In the presentation, designers Alex Limi and Trond Werner Hansen demonstrated a functional prototype of Junior. Junior is essentially Firefox for iPad, but it scarcely resembles Firefox as we know it.
According to Limi, they are trying to “reinvent the browser for a new form factor” and “throw out everything we know about browsers so far” in creating Junior.
Limi also said that Safari on the iPad is “a pretty miserable experience.” But he admitted that as tablet browsers go, Safari is the best. Well, it looks like Junior is aiming to dethrone Apple’s default iPad browser.
As shown in the demo video below, Junior looks unique. It is a full-screen Web browser, with no tabs and toolbars in sight. There’s just the Web page occupying the entire iPad canvas, overlaid with a semi-transparent button on either side of the screen.
If you can’t see the video embedded above, please click here.
Ergonomically positioned to be easily accessible to the user’s thumbs, the two buttons serve as the browser’s main navigation controls. The one on the left is the back button, which, of course, goes back to the previous page. The one on the right is the plus button, which does a bit more.
The plus button fills the apparent void caused by the absence of browser toolbars and tabs. Tapping it brings up a screen where recently viewed sites and bookmarks may be accessed. Also, it’s here where new searches or URLs can be typed.

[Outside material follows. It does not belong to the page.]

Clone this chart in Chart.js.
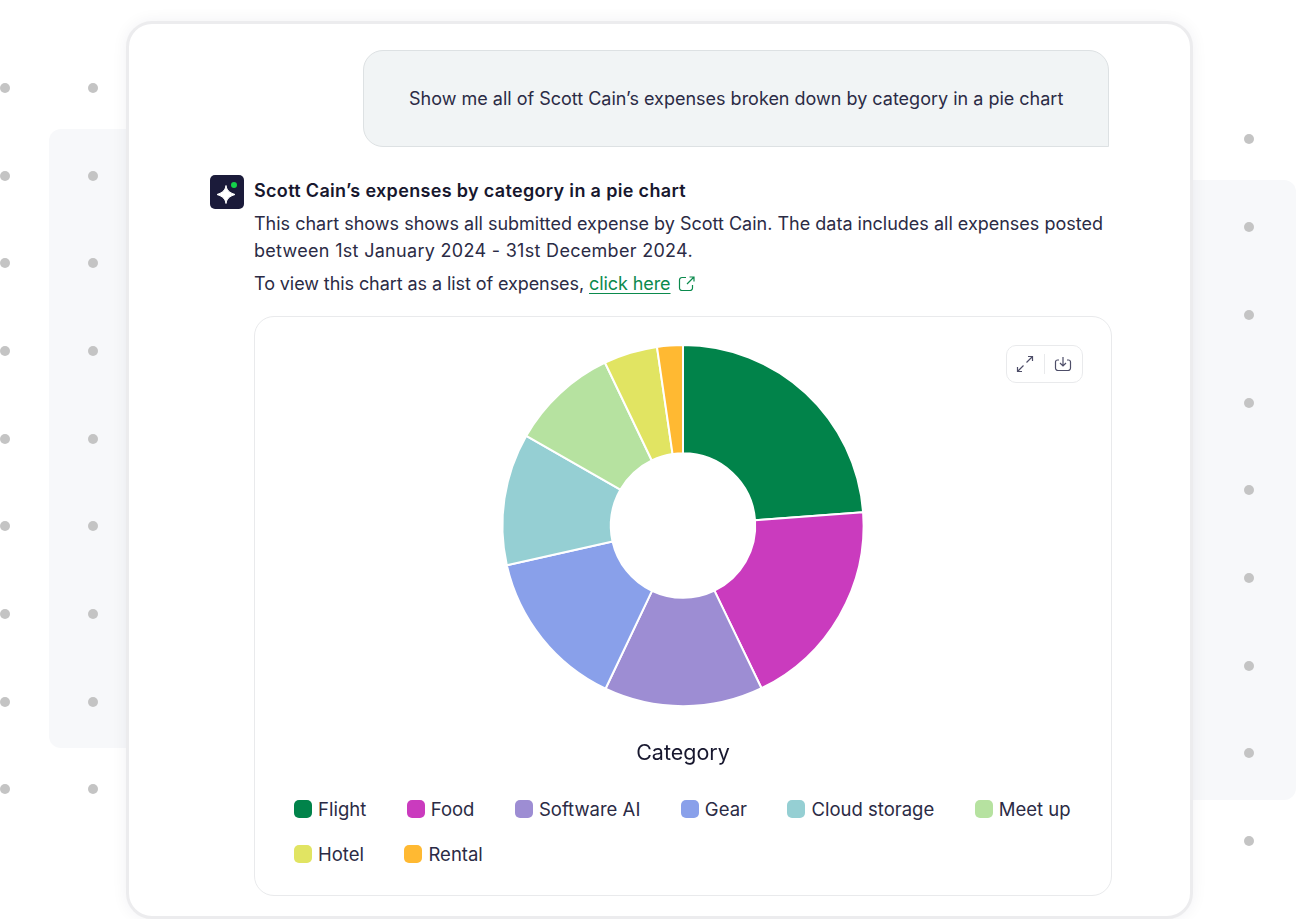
<!DOCTYPE html>
<html>
<head>
<meta charset="utf-8">
<title>Scott Cain's expenses</title>
<script src="https://cdn.jsdelivr.net/npm/chart.js@4/dist/chart.umd.min.js"></script>
<style>
    html, body { margin: 0; padding: 0; background: #fff; }
    body { position: relative; width: 1296px; height: 919px; overflow: hidden; font-family: Inter, sans-serif; color: #2b2b45; }
    .abs { position: absolute; }
    .panel { position: absolute; background: #f7f8fa; border-radius: 12px; }
    .dot { position: absolute; width: 10px; height: 10px; border-radius: 50%; background: #c4c4c4; }
    #card { left: 126px; top: 21px; width: 1061px; height: 892px; background: #fff; border: 3px solid #ececee; border-radius: 26px; box-shadow: 0 0 16px rgba(30,30,60,0.06); }
    #bubble { left: 363px; top: 50px; width: 744px; height: 95px; background: #f1f4f5; border: 1px solid #dde1e3; border-radius: 20px 20px 0 20px; }
    .line { position: absolute; white-space: nowrap; font-size: 18px; line-height: 24px; }
    #chartCard { left: 254px; top: 316px; width: 856px; height: 578px; border: 1px solid #e9eaec; border-radius: 20px; background: #fff; }
    #chartBox { position: absolute; left: 0; top: 0; width: 856px; height: 459px; }
    #tools { right: 28px; top: 28px; width: 75px; height: 36px; border: 1px solid #e9eaec; border-radius: 10px; background: #fff; }
    #legend { position: absolute; left: 39px; top: 480px; width: 800px; display: flex; flex-wrap: wrap; column-gap: 40.5px; row-gap: 21px; }
    .item { display: flex; align-items: center; height: 24px; font-size: 18.5px; white-space: nowrap; }
    .swatch { width: 18px; height: 18px; border-radius: 5px; margin-right: 6px; }
</style>
</head>
<body>
<div class="panel" style="left:49px;top:129px;width:90px;height:619px"></div>
<div class="panel" style="left:1180px;top:180px;width:116px;height:620px"></div>
<div id="dots"></div>

<div id="card" class="abs"></div>
<div id="bubble" class="abs"></div>
<div class="line" style="left:409px;top:87px">Show me all of Scott Cain’s expenses broken down by category in a pie chart</div>

<svg class="abs" style="left:210px;top:175px" width="34" height="34" viewBox="0 0 34 34">
    <rect width="34" height="34" rx="5" fill="#1b1b3a"/>
    <path d="M16 10.500 C16.800 15 19 17.500 25 19.500 C19 21.500 16.800 24 16 28.500 C15.200 24 13 21.500 7 19.500 C13 17.500 15.200 15 16 10.500Z" fill="#fff" stroke="#fff"/>
    <circle cx="24" cy="10" r="3" fill="#14d24a"/>
</svg>
<div class="line" style="left:254px;top:179px;font-weight:600;color:#17172e;letter-spacing:0.33px">Scott Cain’s expenses by category in a pie chart</div>
<div class="line" style="left:254px;top:212px">This chart shows shows all submitted expense by Scott Cain. The data includes all expenses posted</div>
<div class="line" style="left:254px;top:239px;letter-spacing:0.3px">between 1st January 2024 - 31st December 2024.</div>
<div class="line" style="left:254px;top:272px;letter-spacing:-0.08px">To view this chart as a list of expenses, <span style="color:#0b8a4d;text-decoration:underline;text-underline-offset:3px">click here</span></div>
<svg class="abs" style="left:678px;top:275px" width="18" height="18" viewBox="0 0 18 18" fill="none" stroke="#0b8a4d" stroke-width="1.200">
    <path d="M8 2.500H4a2.500 2.500 0 0 0-2.500 2.500v8a2.500 2.500 0 0 0 2.500 2.500h8a2.500 2.500 0 0 0 2.500-2.500V10"/>
    <path d="M9 9L16 2M11.500 2H16V6.500"/>
</svg>

<div id="chartCard" class="abs">
    <div id="chartBox"><canvas id="pie"></canvas></div>
    <div id="tools" class="abs">
        <svg class="abs" style="left:9px;top:9px" width="18" height="18" viewBox="0 0 18 18" fill="none" stroke="#4d4d68" stroke-width="1.200">
            <path d="M10.500 7.500L16.500 1.500M12 1.500H16.500V6M7.500 10.500L1.500 16.500M1.500 12V16.500H6"/>
        </svg>
        <div class="abs" style="left:37px;top:8px;width:1px;height:20px;background:#e9eaec"></div>
        <svg class="abs" style="left:47px;top:9px" width="18" height="18" viewBox="0 0 18 18" fill="none" stroke="#4d4d68" stroke-width="1.200">
            <path d="M5 5H3.500a2 2 0 0 0-2 2v6a2.500 2.500 0 0 0 2.500 2.500h10a2.500 2.500 0 0 0 2.500-2.500V7a2 2 0 0 0-2-2H13"/>
            <path d="M9 2v8.500M6 8l3 3 3-3"/>
        </svg>
    </div>
    <div id="legend"></div>
</div>

<script>
    const categories = ['Flight', 'Food', 'Software AI', 'Gear', 'Cloud storage', 'Meet up', 'Hotel', 'Rental'];
    const shares = [23.8, 19, 14.2, 14.4, 11.8, 9.6, 4.8, 2.3];
    const sliceColors = ['#01834a', '#ca3bbe', '#9d8dd3', '#89a0ea', '#95cfd3', '#b6e2a0', '#e1e462', '#ffb932'];
    const axisTitle = 'Category';

    const leftDots = [88, 175.500, 263, 351, 438.500, 526, 614, 701.500, 789];
    const rightDots = [139, 227, 315, 402.500, 490, 578, 665.500, 753, 841];

    // background dot grid
    const dots = document.getElementById('dots');
    function addDot(cx, cy) {
        const d = document.createElement('div');
        d.className = 'dot';
        d.style.left = (cx - 5) + 'px';
        d.style.top = (cy - 5) + 'px';
        dots.appendChild(d);
    }
    leftDots.forEach(y => { addDot(5, y); addDot(92.500, y); });
    rightDots.forEach(y => addDot(1249, y));

    // legend
    const legend = document.getElementById('legend');
    categories.forEach((name, i) => {
        const item = document.createElement('div');
        item.className = 'item';
        item.innerHTML = `<span class="swatch" style="background:${sliceColors[i]}"></span>${name}`;
        legend.appendChild(item);
    });

    new Chart(document.getElementById('pie'), {
        type: 'doughnut',
        data: {
            labels: categories,
            datasets: [{
                data: shares,
                backgroundColor: sliceColors,
                borderColor: '#fff',
                borderWidth: 2
            }]
        },
        options: {
            responsive: true,
            maintainAspectRatio: false,
            animation: false,
            cutout: '40%',
            layout: { padding: { top: 27 } },
            plugins: {
                legend: { display: false },
                tooltip: { enabled: false },
                title: {
                    display: true,
                    text: axisTitle,
                    position: 'bottom',
                    color: '#17172e',
                    font: { family: 'Inter', size: 21.500, weight: 'normal' },
                    padding: { top: 33, bottom: 10 }
                }
            }
        }
    });
</script>
</body>
</html>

Other important browser functions are still intact in Junior. The two main buttons can each be made to branch out into three buttons. The left main button, for example, can be expanded into a reload button, a forward button, and the already existing back button.
Mozilla already has an iPhone app called Firefox Home, which only syncs tabs from desktop to iPhone. But Junior is its first foray into developing a full-fledged Web browser for iOS, albeit for iPad only.
As noted by Limi, Junior is WebKit-based, since Mozilla can’t use its own rendering engine on Apple’s mobile operating system. He also said that Junior is Retina-ready, in addition to having “great usability” and being “engaging, inspiring, and fun.”
For users who don’t fancy browsing with Safari on the iPad, there are lots of alternative apps available in the App Store. Among the most popular ones are Atomic Web Browser, Dolphin Browser, and Opera Mini.
Junior, whose launch may not be anytime soon seeing as it’s only in its prototype stage, is set to make the mobile browser wars even more interesting.
Why call it Junior, though? As I see it, the name suggests lesser capability. And in a field already populated by many others, it has to promptly make an impression of being the best yet. Why not just call it Firefox?